_Objective:_
Gather every line below where "chart" appears.

--- start of Task inputs ---

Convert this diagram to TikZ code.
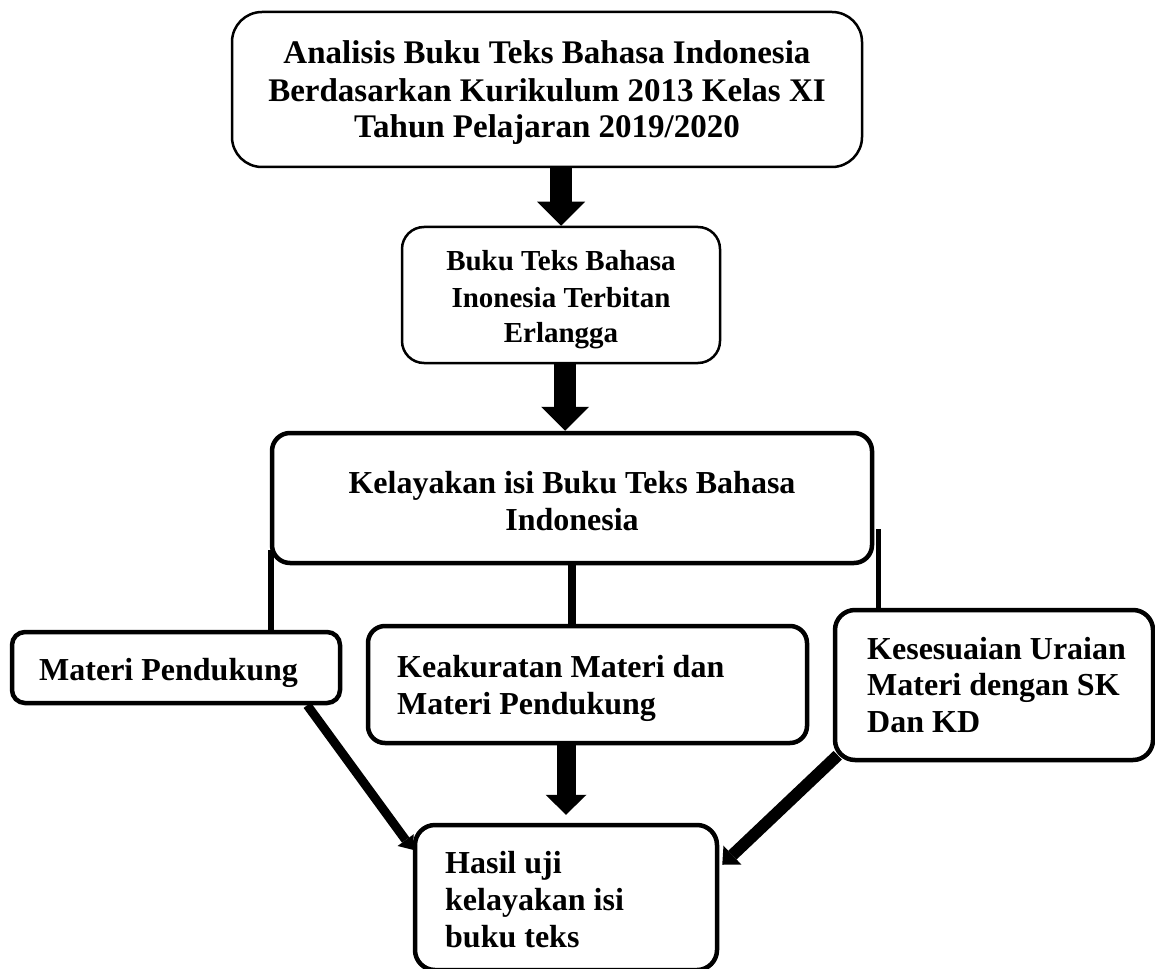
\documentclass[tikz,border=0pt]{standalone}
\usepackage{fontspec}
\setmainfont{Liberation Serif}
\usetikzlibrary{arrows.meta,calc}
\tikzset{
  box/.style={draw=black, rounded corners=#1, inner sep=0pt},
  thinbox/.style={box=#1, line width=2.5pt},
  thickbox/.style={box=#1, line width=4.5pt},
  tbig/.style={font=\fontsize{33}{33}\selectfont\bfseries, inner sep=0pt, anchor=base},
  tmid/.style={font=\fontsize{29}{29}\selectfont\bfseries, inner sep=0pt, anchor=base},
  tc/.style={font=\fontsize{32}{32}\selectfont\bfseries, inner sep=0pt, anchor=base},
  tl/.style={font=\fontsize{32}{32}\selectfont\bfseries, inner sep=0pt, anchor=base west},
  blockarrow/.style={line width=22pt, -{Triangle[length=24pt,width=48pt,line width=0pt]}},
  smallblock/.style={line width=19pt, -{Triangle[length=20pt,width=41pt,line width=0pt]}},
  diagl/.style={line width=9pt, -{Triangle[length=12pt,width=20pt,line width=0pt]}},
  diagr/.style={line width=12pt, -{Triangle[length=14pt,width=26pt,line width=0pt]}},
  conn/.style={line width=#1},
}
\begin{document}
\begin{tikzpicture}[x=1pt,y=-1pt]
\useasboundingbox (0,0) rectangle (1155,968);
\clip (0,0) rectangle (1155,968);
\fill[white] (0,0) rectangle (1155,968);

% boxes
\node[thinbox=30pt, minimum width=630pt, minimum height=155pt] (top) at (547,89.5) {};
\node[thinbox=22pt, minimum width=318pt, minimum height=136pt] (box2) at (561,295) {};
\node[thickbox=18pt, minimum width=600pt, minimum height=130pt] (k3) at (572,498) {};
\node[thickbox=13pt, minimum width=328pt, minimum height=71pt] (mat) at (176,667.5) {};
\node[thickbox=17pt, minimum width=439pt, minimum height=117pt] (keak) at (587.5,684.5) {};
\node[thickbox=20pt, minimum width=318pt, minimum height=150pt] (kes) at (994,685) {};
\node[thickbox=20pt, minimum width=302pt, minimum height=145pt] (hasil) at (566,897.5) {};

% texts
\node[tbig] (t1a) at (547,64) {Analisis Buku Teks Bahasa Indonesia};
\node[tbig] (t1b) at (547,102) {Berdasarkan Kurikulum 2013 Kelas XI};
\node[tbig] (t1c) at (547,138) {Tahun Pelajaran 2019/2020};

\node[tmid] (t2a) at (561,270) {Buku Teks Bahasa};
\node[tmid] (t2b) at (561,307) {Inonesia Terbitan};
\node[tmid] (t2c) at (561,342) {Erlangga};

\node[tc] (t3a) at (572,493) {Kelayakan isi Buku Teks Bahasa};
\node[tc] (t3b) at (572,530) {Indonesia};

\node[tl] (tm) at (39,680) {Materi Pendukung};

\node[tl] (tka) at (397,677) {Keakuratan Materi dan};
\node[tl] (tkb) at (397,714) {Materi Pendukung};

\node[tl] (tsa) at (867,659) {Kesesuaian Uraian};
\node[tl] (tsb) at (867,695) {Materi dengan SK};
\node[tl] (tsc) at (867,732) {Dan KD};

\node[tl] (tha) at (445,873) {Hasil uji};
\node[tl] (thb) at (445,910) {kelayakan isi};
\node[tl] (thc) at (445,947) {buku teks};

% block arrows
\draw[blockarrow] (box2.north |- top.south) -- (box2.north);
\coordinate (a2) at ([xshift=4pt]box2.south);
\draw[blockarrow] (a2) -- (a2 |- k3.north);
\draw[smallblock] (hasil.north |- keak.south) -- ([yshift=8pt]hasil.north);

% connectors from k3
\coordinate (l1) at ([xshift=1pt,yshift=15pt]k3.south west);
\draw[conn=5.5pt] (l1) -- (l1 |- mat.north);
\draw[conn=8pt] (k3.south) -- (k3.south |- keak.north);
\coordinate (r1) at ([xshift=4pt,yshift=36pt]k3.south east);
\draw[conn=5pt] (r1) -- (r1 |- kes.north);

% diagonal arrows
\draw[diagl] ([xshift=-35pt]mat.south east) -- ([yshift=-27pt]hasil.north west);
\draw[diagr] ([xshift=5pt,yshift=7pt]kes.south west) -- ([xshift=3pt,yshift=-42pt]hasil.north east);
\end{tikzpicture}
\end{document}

--- end of Task inputs ---
--- start of Task inputs ---

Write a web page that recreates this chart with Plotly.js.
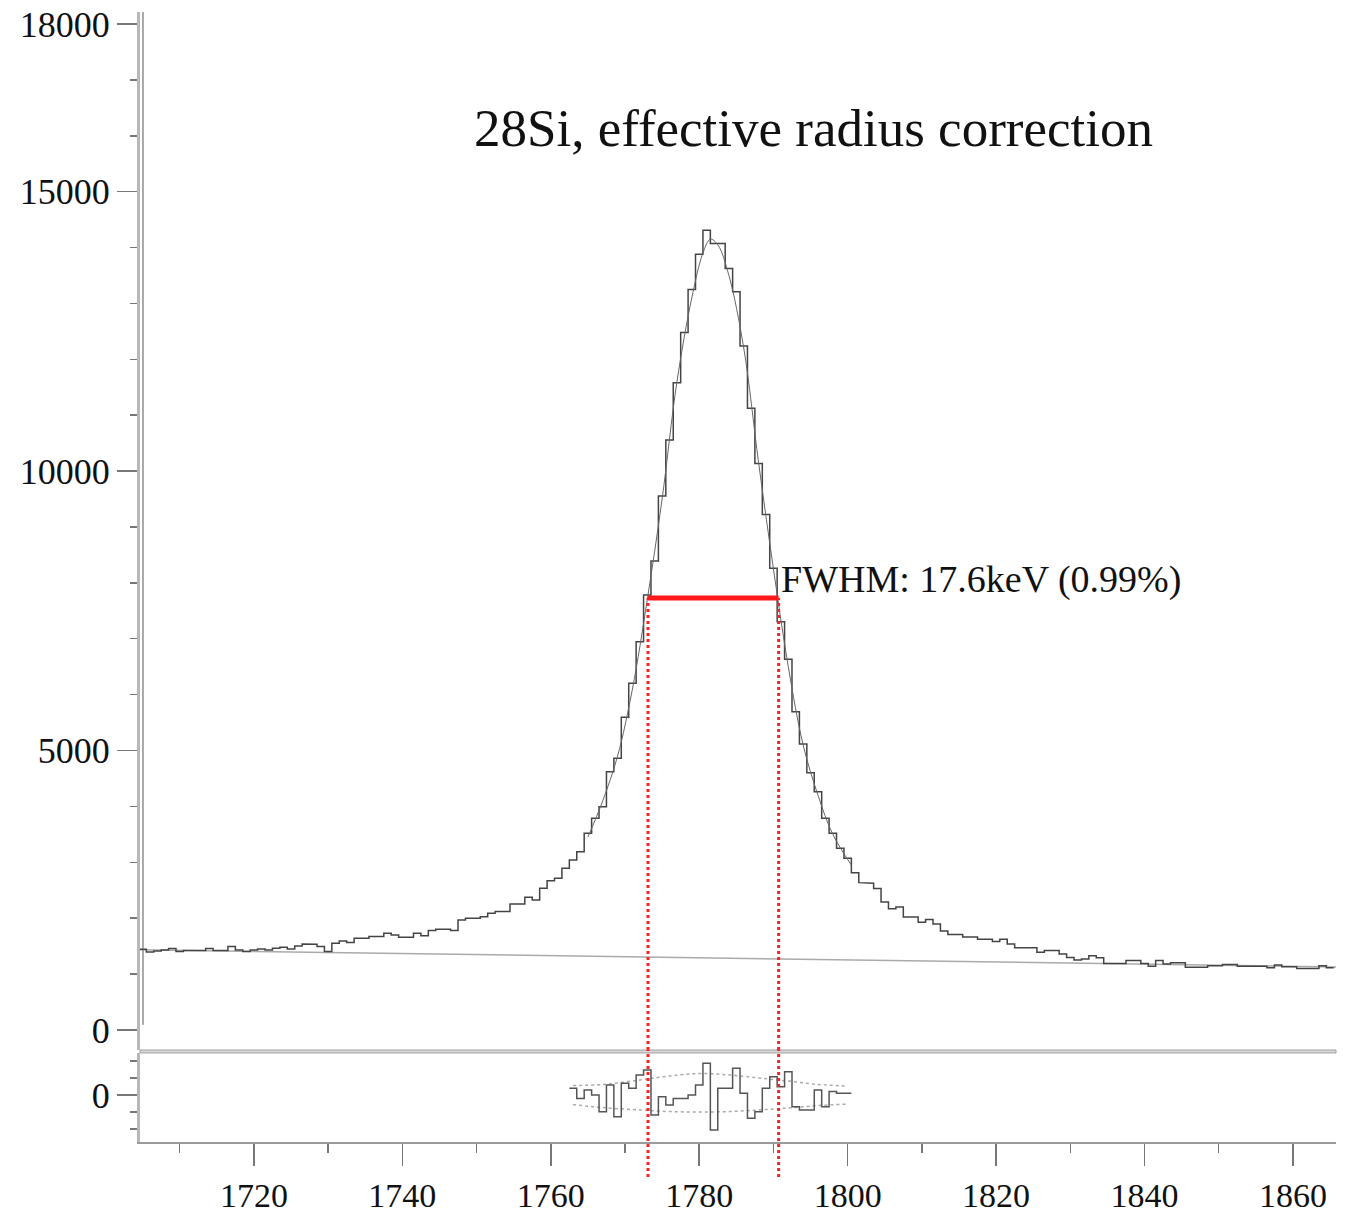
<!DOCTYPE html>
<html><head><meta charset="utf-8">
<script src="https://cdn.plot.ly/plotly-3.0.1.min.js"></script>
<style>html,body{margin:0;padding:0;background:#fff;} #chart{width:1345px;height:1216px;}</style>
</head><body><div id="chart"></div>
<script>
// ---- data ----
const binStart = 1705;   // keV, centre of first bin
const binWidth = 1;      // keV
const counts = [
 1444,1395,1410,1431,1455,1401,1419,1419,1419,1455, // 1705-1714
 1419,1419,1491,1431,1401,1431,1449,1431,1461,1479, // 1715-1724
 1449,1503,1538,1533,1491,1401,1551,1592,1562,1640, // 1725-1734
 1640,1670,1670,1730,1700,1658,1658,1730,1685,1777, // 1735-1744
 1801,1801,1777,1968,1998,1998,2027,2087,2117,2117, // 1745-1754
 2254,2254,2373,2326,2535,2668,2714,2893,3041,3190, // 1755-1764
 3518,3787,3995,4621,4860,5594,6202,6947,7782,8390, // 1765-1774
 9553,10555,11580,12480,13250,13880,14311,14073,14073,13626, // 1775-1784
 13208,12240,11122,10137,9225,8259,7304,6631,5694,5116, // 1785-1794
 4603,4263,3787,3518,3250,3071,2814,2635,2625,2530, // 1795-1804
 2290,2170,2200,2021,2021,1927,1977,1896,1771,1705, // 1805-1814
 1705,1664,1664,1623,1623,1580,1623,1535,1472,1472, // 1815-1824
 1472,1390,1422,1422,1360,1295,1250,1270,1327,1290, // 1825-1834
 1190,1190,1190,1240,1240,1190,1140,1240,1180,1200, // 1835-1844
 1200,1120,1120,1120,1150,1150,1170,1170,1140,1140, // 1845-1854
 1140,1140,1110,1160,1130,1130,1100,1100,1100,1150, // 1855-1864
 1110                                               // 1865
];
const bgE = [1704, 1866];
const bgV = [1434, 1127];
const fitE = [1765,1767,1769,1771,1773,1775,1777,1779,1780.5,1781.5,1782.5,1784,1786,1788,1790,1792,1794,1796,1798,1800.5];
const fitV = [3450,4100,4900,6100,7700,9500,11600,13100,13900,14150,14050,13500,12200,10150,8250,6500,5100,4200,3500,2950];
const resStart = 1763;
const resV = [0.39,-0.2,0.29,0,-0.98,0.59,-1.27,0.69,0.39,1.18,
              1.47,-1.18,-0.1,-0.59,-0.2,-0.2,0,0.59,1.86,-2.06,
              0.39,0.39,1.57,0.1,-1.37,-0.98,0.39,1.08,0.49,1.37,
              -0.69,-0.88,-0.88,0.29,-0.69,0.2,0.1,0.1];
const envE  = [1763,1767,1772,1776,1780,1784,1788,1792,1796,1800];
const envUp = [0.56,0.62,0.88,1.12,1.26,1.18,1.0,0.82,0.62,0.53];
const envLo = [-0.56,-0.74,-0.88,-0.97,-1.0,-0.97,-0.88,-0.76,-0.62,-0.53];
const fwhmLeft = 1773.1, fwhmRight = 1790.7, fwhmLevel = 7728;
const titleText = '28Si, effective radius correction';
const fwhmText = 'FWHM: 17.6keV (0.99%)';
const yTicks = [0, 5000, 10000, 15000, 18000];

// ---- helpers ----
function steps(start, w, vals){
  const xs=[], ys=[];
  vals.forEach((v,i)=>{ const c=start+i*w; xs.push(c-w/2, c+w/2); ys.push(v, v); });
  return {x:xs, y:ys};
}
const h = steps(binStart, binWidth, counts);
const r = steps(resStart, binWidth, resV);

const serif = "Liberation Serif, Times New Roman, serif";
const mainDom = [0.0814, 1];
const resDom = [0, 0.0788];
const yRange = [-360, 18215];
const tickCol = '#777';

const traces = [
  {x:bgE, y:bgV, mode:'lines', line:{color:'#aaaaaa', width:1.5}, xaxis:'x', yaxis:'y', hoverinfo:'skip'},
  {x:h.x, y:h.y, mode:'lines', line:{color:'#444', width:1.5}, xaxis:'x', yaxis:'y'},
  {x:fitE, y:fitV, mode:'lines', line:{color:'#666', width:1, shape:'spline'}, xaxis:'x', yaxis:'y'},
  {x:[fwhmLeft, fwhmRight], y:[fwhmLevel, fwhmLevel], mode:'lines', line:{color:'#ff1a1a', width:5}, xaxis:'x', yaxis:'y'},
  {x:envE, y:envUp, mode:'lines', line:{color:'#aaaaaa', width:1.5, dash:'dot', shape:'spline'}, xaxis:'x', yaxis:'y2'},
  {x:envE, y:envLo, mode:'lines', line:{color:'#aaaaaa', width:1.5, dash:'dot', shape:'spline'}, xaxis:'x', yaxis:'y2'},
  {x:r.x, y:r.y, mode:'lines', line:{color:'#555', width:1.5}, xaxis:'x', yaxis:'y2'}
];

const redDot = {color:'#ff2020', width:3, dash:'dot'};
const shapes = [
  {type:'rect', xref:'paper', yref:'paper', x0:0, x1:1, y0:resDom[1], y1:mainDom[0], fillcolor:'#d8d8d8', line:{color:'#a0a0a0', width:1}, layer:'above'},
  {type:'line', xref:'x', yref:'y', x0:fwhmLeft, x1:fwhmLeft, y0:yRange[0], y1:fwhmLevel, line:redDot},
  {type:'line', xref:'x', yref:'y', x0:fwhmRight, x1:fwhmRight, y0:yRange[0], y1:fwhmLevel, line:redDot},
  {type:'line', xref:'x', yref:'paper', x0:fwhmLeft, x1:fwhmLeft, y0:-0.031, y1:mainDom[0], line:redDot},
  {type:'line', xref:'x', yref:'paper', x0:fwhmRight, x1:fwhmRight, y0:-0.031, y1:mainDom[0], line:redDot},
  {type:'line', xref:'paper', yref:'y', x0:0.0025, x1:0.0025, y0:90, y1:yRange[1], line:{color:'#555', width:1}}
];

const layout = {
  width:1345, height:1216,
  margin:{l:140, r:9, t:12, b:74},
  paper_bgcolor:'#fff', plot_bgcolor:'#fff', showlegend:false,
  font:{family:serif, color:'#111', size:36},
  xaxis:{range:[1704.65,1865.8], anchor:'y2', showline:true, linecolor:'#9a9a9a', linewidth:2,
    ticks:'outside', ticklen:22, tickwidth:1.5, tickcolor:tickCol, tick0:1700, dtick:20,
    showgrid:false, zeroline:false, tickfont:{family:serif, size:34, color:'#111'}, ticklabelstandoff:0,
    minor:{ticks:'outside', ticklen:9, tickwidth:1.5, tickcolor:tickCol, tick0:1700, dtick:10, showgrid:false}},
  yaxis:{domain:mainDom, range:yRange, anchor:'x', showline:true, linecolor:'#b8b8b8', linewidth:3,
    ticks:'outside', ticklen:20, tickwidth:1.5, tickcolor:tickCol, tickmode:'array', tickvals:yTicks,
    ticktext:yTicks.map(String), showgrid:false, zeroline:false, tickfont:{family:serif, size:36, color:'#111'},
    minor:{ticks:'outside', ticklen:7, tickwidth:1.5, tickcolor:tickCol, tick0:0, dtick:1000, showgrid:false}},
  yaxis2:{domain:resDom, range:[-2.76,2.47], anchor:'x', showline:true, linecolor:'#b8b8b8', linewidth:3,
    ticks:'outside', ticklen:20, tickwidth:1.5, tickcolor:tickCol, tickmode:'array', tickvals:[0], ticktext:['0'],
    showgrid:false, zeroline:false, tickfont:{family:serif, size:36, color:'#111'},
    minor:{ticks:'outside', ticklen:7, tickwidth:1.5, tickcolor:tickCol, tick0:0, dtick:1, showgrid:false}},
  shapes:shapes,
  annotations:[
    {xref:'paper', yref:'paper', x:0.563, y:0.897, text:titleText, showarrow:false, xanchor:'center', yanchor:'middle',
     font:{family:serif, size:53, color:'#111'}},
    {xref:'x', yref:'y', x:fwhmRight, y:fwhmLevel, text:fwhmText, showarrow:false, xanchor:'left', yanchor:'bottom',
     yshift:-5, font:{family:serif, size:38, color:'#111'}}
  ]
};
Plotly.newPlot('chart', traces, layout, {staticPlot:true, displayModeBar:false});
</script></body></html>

--- end of Task inputs ---

_Response to the task:_
Write a web page that recreates this chart with Plotly.js.
<style>html,body{margin:0;padding:0;background:#fff;} #chart{width:1345px;height:1216px;}</style>
</head><body><div id="chart"></div>
Plotly.newPlot('chart', traces, layout, {staticPlot:true, displayModeBar:false});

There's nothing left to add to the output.